Just days ahead of the shutdown, Australia's media regulator ACMA finalised a new "direction" (basically a rule) that meant telecom companies had to refuse service to all phones that relied on 3G for making emergency calls.

The idea was to prevent people from mistakenly believing that phones were fully working, only to realise they were unable to make emergency calls when the crucial moment came.

Australians with older 4G phones may also be caught out because of the way the phones are configured.

It is up to the telcos to work out which phones are affected, notify the owners, block their phones, and help make other arrangements such as low- or no-cost replacement phones.

However, as Telstra and Optus noted during a Senate inquiry into the shutdown, telecom companies are unable to tell which individual devices suffer from this problem unless have they sold them.

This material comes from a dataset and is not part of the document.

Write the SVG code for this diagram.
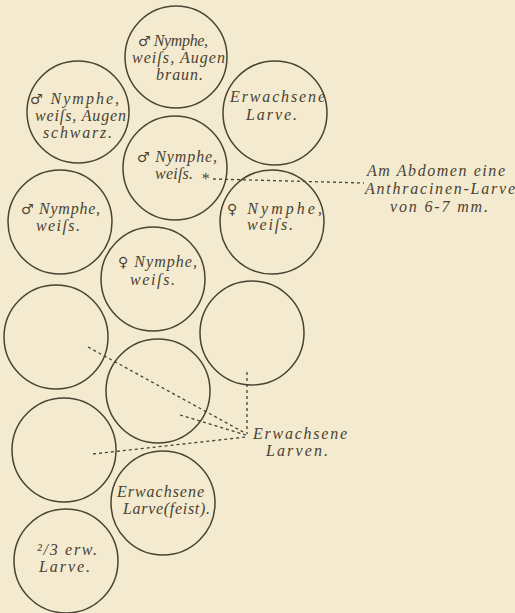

I'm not saying it's not partly on the providers, but validating that a bunch of obscure phones that aren't sold in your country meet new regulatory requirements is not as easy as you're making it out to be.

[–] [email protected] -2 points 1 week ago (3 children)

If only those affected could call for an appointment to swap to those low or no cost phones.

[–] [email protected] 3 points 1 week ago (1 children)

The carrier doesn't decide that.

I literally quoted the part that required carriers to block ineligible phones.

[–] [email protected] 0 points 1 week ago

Im sorry you were unable to percieve the sarcasm ridiculing the legislation for its shortsightedness.